A camera obscura is a box with a small hole or slit in one side, sometimes with a lens installed, allowing light to enter the box in just such a way that it projects an inverted (upside-down) image of the external scene onto the interior, opposite, side of the box. Unlike perspective boxes, which had images painted or objects inserted inside the box to create an artificial scene, the camera obscura is empty and projects inside itself an image of whatever is outside the box. These were among a number of European optics-related items introduced into Japan in the Edo period, originally enjoyed as curiosities and later, in the case of telescopes, microscopes, and certain other items, as vitally useful tools.
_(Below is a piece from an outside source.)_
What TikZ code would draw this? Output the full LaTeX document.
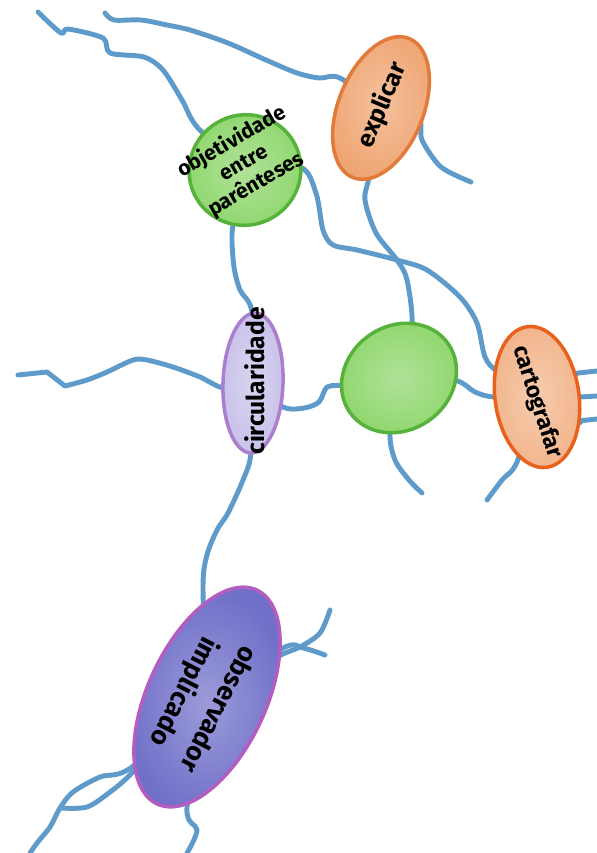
\documentclass[tikz,border=0pt]{standalone}
\usepackage{fontspec}
\setmainfont{Fira Sans}
\usetikzlibrary{shapes.geometric,backgrounds}

\definecolor{linkblue}{RGB}{94,155,203}
\definecolor{orangefill}{RGB}{239,166,116}
\definecolor{orangeline}{RGB}{226,122,58}
\definecolor{greenfill}{RGB}{142,214,108}
\definecolor{greenline}{RGB}{86,178,58}
\definecolor{lilacfill}{RGB}{201,194,234}
\definecolor{lilacline}{RGB}{170,128,206}
\definecolor{peachfill}{RGB}{242,181,140}
\definecolor{redline}{RGB}{232,98,30}
\definecolor{bluefill}{RGB}{112,112,201}
\definecolor{violetline}{RGB}{180,93,192}

\begin{document}
\begin{tikzpicture}[x=0.02cm, y=-0.02cm,
    blob/.style={draw, ellipse, inner sep=0pt, line width=2pt},
    crayon/.style={inner color=#1!70!white, outer color=#1},
    word/.style={inner sep=0pt, align=center, font=\bfseries\fontsize{13}{13}\selectfont},
    link/.style={draw=linkblue, line width=2.8pt, line cap=round, line join=round}]

    \useasboundingbox (0,0) rectangle (597,853);

    % blobs
    \node[blob, crayon=orangefill, draw=orangeline, minimum width=3cm, minimum height=1.7cm, rotate=68] (explicar) at (381,108) {};
    \node[blob, crayon=greenfill, draw=greenline, minimum width=2.25cm, minimum height=2.2cm, rotate=30] (objetividade) at (245,170) {};
    \node[blob, crayon=lilacfill, draw=lilacline, minimum width=2.8cm, minimum height=1.2cm, rotate=88] (circularidade) at (253,383) {};
    \node[blob, crayon=greenfill, draw=greenline, minimum width=2.4cm, minimum height=2.08cm, rotate=35] (verde) at (399,378) {};
    \node[blob, crayon=peachfill, draw=redline, minimum width=2.84cm, minimum height=1.68cm, rotate=-82] (cartografar) at (537,397) {};
    \node[blob, crayon=bluefill, draw=violetline, minimum width=4.72cm, minimum height=2.36cm, rotate=-115] (observador) at (207,697) {};

    % texts
    \node[word, rotate=67, font=\bfseries\fontsize{14}{14}\selectfont] (explicar-t) at (382,105) {explicar};
    \node[word, rotate=30, font=\bfseries\fontsize{12}{14}\selectfont] (objetividade-t) at (244,163) {objetividade\\entre\\parênteses};
    \node[word, rotate=90, font=\bfseries\fontsize{14}{14}\selectfont] (circularidade-t) at (255,381) {circularidade};
    \node[word, rotate=-72] (cartografar-t) at (537,402) {cartografar};
    \node[word, rotate=-117, font=\bfseries\fontsize{15}{22}\selectfont] (observador-t) at (200,700) {observador\\implicado};

    \coordinate (topA) at (38,12);
    \coordinate (topB) at (105,13);
    \coordinate (explR) at (471,182);
    \coordinate (leftC) at (18,375);
    \coordinate (verdeB) at (422,493);
    \coordinate (cartoB) at (487,500);
    \coordinate (edge1) at (597,371);
    \coordinate (edge2) at (597,396);
    \coordinate (edge3) at (597,419);
    \coordinate (obsR1) at (330,610);
    \coordinate (obsR2) at (325,655);
    \coordinate (obsL) at (30,853);
    \coordinate (obsB) at (187,853);

    \begin{scope}[on background layer]
    \draw[link] plot[smooth, tension=0.5] coordinates {(objetividade) (198,128) (182,100) (163,70) (144,57) (110,53) (103,38) (68,29) (61,33) (topA)};
    \draw[link] plot[smooth, tension=0.5] coordinates {(explicar) (340,78) (319,78) (297,73) (266,60) (228,43) (190,30) (167,25) (141,20) (114,20) (topB)};
    \draw[link] plot[smooth] coordinates {(explicar) (418,117) (422,140) (441,167) (explR)};
    \draw[link] plot[smooth] coordinates {(explicar) (369,177) (365,200) (376,233) (397,260) (407,280) (412,327) (verde)};
    \draw[link] plot[smooth] coordinates {(objetividade) (236,208) (232,235) (234,267) (240,290) (252,312) (circularidade)};
    \draw[link] plot[smooth, tension=0.5] coordinates {(objetividade) (300,167) (316,193) (323,230) (333,245) (357,250) (397,260) (427,270) (460,297) (477,323) (485,357) (498,372) (cartografar)};
    \draw[link] plot[smooth, tension=0.5] coordinates {(circularidade) (224,388) (200,377) (173,367) (147,360) (133,360) (107,372) (87,380) (65,386)} -- (47,372) -- (leftC);
    \draw[link] plot[smooth] coordinates {(circularidade) (283,407) (304,408) (319,402) (327,387) (342,385) (verde)};
    \draw[link] plot[smooth] coordinates {(verde) (454,380) (475,392) (494,397) (cartografar)};
    \draw[link] plot[smooth] coordinates {(verde) (390,432) (395,460) (409,480) (verdeB)};
    \draw[link] plot[smooth] coordinates {(cartografar) (517,462) (502,480) (cartoB)};
    \draw[link] (cartografar) -- (578,373) -- (edge1);
    \draw[link] (cartografar) -- (580,397) -- (edge2);
    \draw[link] (cartografar) -- (578,421) -- (edge3);
    \draw[link] plot[smooth] coordinates {(circularidade) (251,453) (243,480) (228,513) (217,530) (207,555) (203,588) (observador)};
    \draw[link] plot[smooth] coordinates {(observador) (277,657) (300,647) (320,633) (obsR1)};
    \draw[link] plot[smooth] coordinates {(observador) (283,648) (303,648) (obsR2)};
    \draw[link] plot[smooth] coordinates {(observador) (132,767) (100,777) (73,792) (60,808) (50,827) (37,843) (obsL)};
    \draw[link] plot[smooth] coordinates {(observador) (132,773) (110,792) (87,807) (60,808)};
    \draw[link] plot[smooth] coordinates {(observador) (187,807) (197,830) (obsB)};
    \end{scope}

\end{tikzpicture}
\end{document}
The earliest known mention of a camera obscura imported into Japan is seen in a 1646 entry in the Dagregister, the Dutch East India Company official logs.[1]

Later, in the mid-to-late 18th century, the camera obscura seems to have become more widely known, and accessible, to figures such as Shiba Kôkan who enjoyed, experimented with, and wrote about European inventions.

References

  1. Timon Screech, "Rethinking the Visual Revolution in Edo," in Nozoite bikkuri Edo kaiga: The Scientific Eye and Visual Wonders in Edo のぞいてびっくり江戸絵画, Tokyo: Suntory Museum of Art (2014), 15.